→ Goal
Your task is to copy the listing exactly, with the pictures left out.

━━━ Data shown

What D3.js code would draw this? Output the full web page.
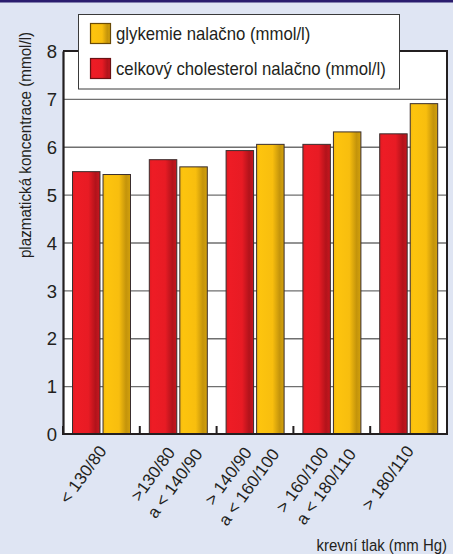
<!DOCTYPE html>
<html>
<head>
<meta charset="utf-8">
<script src="https://cdn.jsdelivr.net/npm/d3@7"></script>
<style>
  html, body { margin: 0; padding: 0; background: #dfe5f3; }
  svg { display: block; }
  text { font-family: "Liberation Sans", Arial, Helvetica, sans-serif; fill: #231f20; }
</style>
</head>
<body>
<svg id="chart" width="453" height="554"></svg>
<script>
// Blood pressure groups (each entry = lines of the rotated axis label)
const categories = ["g1", "g2", "g3", "g4", "g5"];
const categoryLabels = [
  ["< 130/80"],
  [">130/80", "a < 140/90"],
  ["> 140/90", "a < 160/100"],
  ["> 160/100", "a < 180/110"],
  ["> 180/110"]
];
// Fasting total cholesterol and fasting glycaemia, mmol/l
const cholesterol = [5.48, 5.73, 5.92, 6.05, 6.27];
const glycemia = [5.42, 5.58, 6.05, 6.31, 6.90];
const yTicks = [0, 1, 2, 3, 4, 5, 6, 7, 8];
const seriesNames = ["chol", "gly"];
const legendLabels = ["glykemie nalačno (mmol/l)", "celkový cholesterol nalačno (mmol/l)"];
const yTitle = "plazmatická koncentrace (mmol/l)";
const xTitle = "krevní tlak (mm Hg)";

const svg = d3.select("#chart");
const W = 453, H = 554;
const plot = { left: 63, right: 447, top: 51, bottom: 434 };

// page background and top rule
svg.append("rect").attr("width", W).attr("height", H).attr("fill", "#dfe5f3");
svg.append("rect").attr("width", W).attr("height", 2.5).attr("fill", "#2b1d6e");

// gradients for the cylinder-like bars
const defs = svg.append("defs");
function grad(id, stops) {
  const g = defs.append("linearGradient").attr("id", id)
    .attr("x1", "0%").attr("x2", "100%").attr("y1", "0%").attr("y2", "0%");
  stops.forEach(([o, c]) => g.append("stop").attr("offset", o).attr("stop-color", c));
}
grad("gRed", [["0%", "#e01b22"], ["12%", "#ee1c25"], ["58%", "#e81b24"], ["84%", "#b2131b"], ["100%", "#c8171f"]]);
grad("gYel", [["0%", "#f6ba10"], ["12%", "#fdc40e"], ["58%", "#f8be0e"], ["84%", "#c4940b"], ["100%", "#d3a10d"]]);
const fills = { chol: "url(#gRed)", gly: "url(#gYel)" };

const x = d3.scaleBand().domain(categories).range([plot.left, plot.right]).padding(0);
const inner = d3.scaleBand().domain(seriesNames)
  .range([9.5, x.bandwidth() - 9.3]).paddingInner(0.1);
const y = d3.scaleLinear().domain([0, 8]).range([plot.bottom, plot.top]);

// plot area
svg.append("rect")
  .attr("x", plot.left).attr("y", plot.top)
  .attr("width", plot.right - plot.left).attr("height", plot.bottom - plot.top)
  .attr("fill", "#ffffff");

// horizontal gridlines
const grid = svg.append("g").attr("transform", `translate(${plot.left},0)`)
  .call(d3.axisLeft(y).tickValues(yTicks.filter(v => v > 0 && v < 8))
    .tickSize(-(plot.right - plot.left)).tickFormat(""));
grid.select(".domain").remove();
grid.selectAll("line").attr("stroke", "#6f6f6f").attr("stroke-width", 1.4);

// bars
const rows = categories.map((c, i) => ({ c, chol: cholesterol[i], gly: glycemia[i] }));
const groups = svg.append("g").selectAll("g").data(rows).join("g")
  .attr("transform", d => `translate(${x(d.c)},0)`);
groups.selectAll("rect")
  .data(d => seriesNames.map(k => ({ k, v: d[k] })))
  .join("rect")
  .attr("x", d => inner(d.k))
  .attr("width", inner.bandwidth())
  .attr("y", d => y(d.v))
  .attr("height", d => y(0) - y(d.v))
  .attr("fill", d => fills[d.k])
  .attr("stroke", "#3a2e2e")
  .attr("stroke-width", 1);

// frame: top and right edges
svg.append("path")
  .attr("d", `M${plot.left},${y(8)}H${plot.right}V${plot.bottom}`)
  .attr("fill", "none").attr("stroke", "#231f20").attr("stroke-width", 2);

// y axis with labels
const yAxis = svg.append("g").attr("transform", `translate(${plot.left},0)`)
  .call(d3.axisLeft(y).tickValues(yTicks).tickSize(0).tickPadding(6).tickFormat(d3.format("d")));
yAxis.select(".domain").attr("stroke", "#231f20").attr("stroke-width", 2.2);
yAxis.selectAll("text")
  .attr("font-size", 18.5).attr("fill", "#231f20")
  .attr("font-family", "Liberation Sans, Arial, sans-serif")
  .attr("dy", "0.36em");

// x axis: baseline with upward ticks between groups
const bounds = categories.map(c => x(c));
const xAxisG = svg.append("g");
xAxisG.append("line")
  .attr("x1", plot.left - 1).attr("x2", plot.right + 1)
  .attr("y1", plot.bottom).attr("y2", plot.bottom)
  .attr("stroke", "#231f20").attr("stroke-width", 2.2);
xAxisG.selectAll("line.tick").data(bounds).join("line").attr("class", "tick")
  .attr("x1", d => d).attr("x2", d => d)
  .attr("y1", plot.bottom).attr("y2", plot.bottom - 8)
  .attr("stroke", "#231f20").attr("stroke-width", 2);

// rotated category labels
const labelG = svg.append("g");
categories.forEach((c, i) => {
  const cx = x(c) + x.bandwidth() / 2;
  const lines = categoryLabels[i];
  lines.forEach((t, j) => {
    let dx, yy;
    if (lines.length === 1) { dx = 6; yy = 451; }
    else if (j === 0) { dx = -2.4; yy = 452.5; }
    else { dx = 25; yy = 454; }
    labelG.append("text")
      .attr("transform", `translate(${cx + dx},${yy}) rotate(-54)`)
      .attr("text-anchor", "end")
      .attr("font-size", 17)
      .text(t);
  });
});

// axis titles
svg.append("text")
  .attr("transform", `translate(30.5,145) rotate(-90) scale(0.95,1)`)
  .attr("text-anchor", "middle")
  .attr("font-size", 16)
  .text(yTitle);
svg.append("text")
  .attr("transform", `translate(447,550.5) scale(0.88,1)`)
  .attr("text-anchor", "end")
  .attr("font-size", 17)
  .text(xTitle);

// legend
const leg = svg.append("g");
leg.append("rect")
  .attr("x", 78.5).attr("y", 14.5).attr("width", 321).attr("height", 74.5)
  .attr("fill", "#ffffff").attr("stroke", "#3a3a3a").attr("stroke-width", 1);
const legItems = [
  { label: legendLabels[0], fill: fills.gly, stroke: "#6a4a06" },
  { label: legendLabels[1], fill: fills.chol, stroke: "#6a1214" }
];
legItems.forEach((d, i) => {
  const yy = 23.5 + i * 35;
  leg.append("rect")
    .attr("x", 90.5).attr("y", yy).attr("width", 20).attr("height", 20)
    .attr("fill", d.fill).attr("stroke", d.stroke).attr("stroke-width", 1.2);
  leg.append("text")
    .attr("transform", `translate(116,${yy + 16.5}) scale(0.93,1)`)
    .attr("font-size", 18)
    .text(d.label);
});
</script>
</body>
</html>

━━━━━━

→ Problem solution
What D3.js code would draw this? Output the full web page.
<!DOCTYPE html>
<html>
<head>
<meta charset="utf-8">
<script src="https://cdn.jsdelivr.net/npm/d3@7"></script>
<style>
  html, body { margin: 0; padding: 0; background: #dfe5f3; }
  svg { display: block; }
  text { font-family: "Liberation Sans", Arial, Helvetica, sans-serif; fill: #231f20; }
</style>
</head>
<body>
<svg id="chart" width="453" height="554"></svg>
<script>
// Blood pressure groups (each entry = lines of the rotated axis label)
const categories = ["g1", "g2", "g3", "g4", "g5"];
const categoryLabels = [
  ["< 130/80"],
  [">130/80", "a < 140/90"],
  ["> 140/90", "a < 160/100"],
  ["> 160/100", "a < 180/110"],
  ["> 180/110"]
];
// Fasting total cholesterol and fasting glycaemia, mmol/l
const cholesterol = [5.48, 5.73, 5.92, 6.05, 6.27];
const glycemia = [5.42, 5.58, 6.05, 6.31, 6.90];
const yTicks = [0, 1, 2, 3, 4, 5, 6, 7, 8];
const seriesNames = ["chol", "gly"];
const legendLabels = ["glykemie nalačno (mmol/l)", "celkový cholesterol nalačno (mmol/l)"];
const yTitle = "plazmatická koncentrace (mmol/l)";
const xTitle = "krevní tlak (mm Hg)";

const svg = d3.select("#chart");
const W = 453, H = 554;
const plot = { left: 63, right: 447, top: 51, bottom: 434 };

// page background and top rule
svg.append("rect").attr("width", W).attr("height", H).attr("fill", "#dfe5f3");
svg.append("rect").attr("width", W).attr("height", 2.5).attr("fill", "#2b1d6e");

// gradients for the cylinder-like bars
const defs = svg.append("defs");
function grad(id, stops) {
  const g = defs.append("linearGradient").attr("id", id)
    .attr("x1", "0%").attr("x2", "100%").attr("y1", "0%").attr("y2", "0%");
  stops.forEach(([o, c]) => g.append("stop").attr("offset", o).attr("stop-color", c));
}
grad("gRed", [["0%", "#e01b22"], ["12%", "#ee1c25"], ["58%", "#e81b24"], ["84%", "#b2131b"], ["100%", "#c8171f"]]);
grad("gYel", [["0%", "#f6ba10"], ["12%", "#fdc40e"], ["58%", "#f8be0e"], ["84%", "#c4940b"], ["100%", "#d3a10d"]]);
const fills = { chol: "url(#gRed)", gly: "url(#gYel)" };

const x = d3.scaleBand().domain(categories).range([plot.left, plot.right]).padding(0);
const inner = d3.scaleBand().domain(seriesNames)
  .range([9.5, x.bandwidth() - 9.3]).paddingInner(0.1);
const y = d3.scaleLinear().domain([0, 8]).range([plot.bottom, plot.top]);

// plot area
svg.append("rect")
  .attr("x", plot.left).attr("y", plot.top)
  .attr("width", plot.right - plot.left).attr("height", plot.bottom - plot.top)
  .attr("fill", "#ffffff");

// horizontal gridlines
const grid = svg.append("g").attr("transform", `translate(${plot.left},0)`)
  .call(d3.axisLeft(y).tickValues(yTicks.filter(v => v > 0 && v < 8))
    .tickSize(-(plot.right - plot.left)).tickFormat(""));
grid.select(".domain").remove();
grid.selectAll("line").attr("stroke", "#6f6f6f").attr("stroke-width", 1.4);

// bars
const rows = categories.map((c, i) => ({ c, chol: cholesterol[i], gly: glycemia[i] }));
const groups = svg.append("g").selectAll("g").data(rows).join("g")
  .attr("transform", d => `translate(${x(d.c)},0)`);
groups.selectAll("rect")
  .data(d => seriesNames.map(k => ({ k, v: d[k] })))
  .join("rect")
  .attr("x", d => inner(d.k))
  .attr("width", inner.bandwidth())
  .attr("y", d => y(d.v))
  .attr("height", d => y(0) - y(d.v))
  .attr("fill", d => fills[d.k])
  .attr("stroke", "#3a2e2e")
  .attr("stroke-width", 1);

// frame: top and right edges
svg.append("path")
  .attr("d", `M${plot.left},${y(8)}H${plot.right}V${plot.bottom}`)
  .attr("fill", "none").attr("stroke", "#231f20").attr("stroke-width", 2);

// y axis with labels
const yAxis = svg.append("g").attr("transform", `translate(${plot.left},0)`)
  .call(d3.axisLeft(y).tickValues(yTicks).tickSize(0).tickPadding(6).tickFormat(d3.format("d")));
yAxis.select(".domain").attr("stroke", "#231f20").attr("stroke-width", 2.2);
yAxis.selectAll("text")
  .attr("font-size", 18.5).attr("fill", "#231f20")
  .attr("font-family", "Liberation Sans, Arial, sans-serif")
  .attr("dy", "0.36em");

// x axis: baseline with upward ticks between groups
const bounds = categories.map(c => x(c));
const xAxisG = svg.append("g");
xAxisG.append("line")
  .attr("x1", plot.left - 1).attr("x2", plot.right + 1)
  .attr("y1", plot.bottom).attr("y2", plot.bottom)
  .attr("stroke", "#231f20").attr("stroke-width", 2.2);
xAxisG.selectAll("line.tick").data(bounds).join("line").attr("class", "tick")
  .attr("x1", d => d).attr("x2", d => d)
  .attr("y1", plot.bottom).attr("y2", plot.bottom - 8)
  .attr("stroke", "#231f20").attr("stroke-width", 2);

// rotated category labels
const labelG = svg.append("g");
categories.forEach((c, i) => {
  const cx = x(c) + x.bandwidth() / 2;
  const lines = categoryLabels[i];
  lines.forEach((t, j) => {
    let dx, yy;
    if (lines.length === 1) { dx = 6; yy = 451; }
    else if (j === 0) { dx = -2.4; yy = 452.5; }
    else { dx = 25; yy = 454; }
    labelG.append("text")
      .attr("transform", `translate(${cx + dx},${yy}) rotate(-54)`)
      .attr("text-anchor", "end")
      .attr("font-size", 17)
      .text(t);
  });
});

// axis titles
svg.append("text")
  .attr("transform", `translate(30.5,145) rotate(-90) scale(0.95,1)`)
  .attr("text-anchor", "middle")
  .attr("font-size", 16)
  .text(yTitle);
svg.append("text")
  .attr("transform", `translate(447,550.5) scale(0.88,1)`)
  .attr("text-anchor", "end")
  .attr("font-size", 17)
  .text(xTitle);

// legend
const leg = svg.append("g");
leg.append("rect")
  .attr("x", 78.5).attr("y", 14.5).attr("width", 321).attr("height", 74.5)
  .attr("fill", "#ffffff").attr("stroke", "#3a3a3a").attr("stroke-width", 1);
const legItems = [
  { label: legendLabels[0], fill: fills.gly, stroke: "#6a4a06" },
  { label: legendLabels[1], fill: fills.chol, stroke: "#6a1214" }
];
legItems.forEach((d, i) => {
  const yy = 23.5 + i * 35;
  leg.append("rect")
    .attr("x", 90.5).attr("y", yy).attr("width", 20).attr("height", 20)
    .attr("fill", d.fill).attr("stroke", d.stroke).attr("stroke-width", 1.2);
  leg.append("text")
    .attr("transform", `translate(116,${yy + 16.5}) scale(0.93,1)`)
    .attr("font-size", 18)
    .text(d.label);
});
</script>
</body>
</html>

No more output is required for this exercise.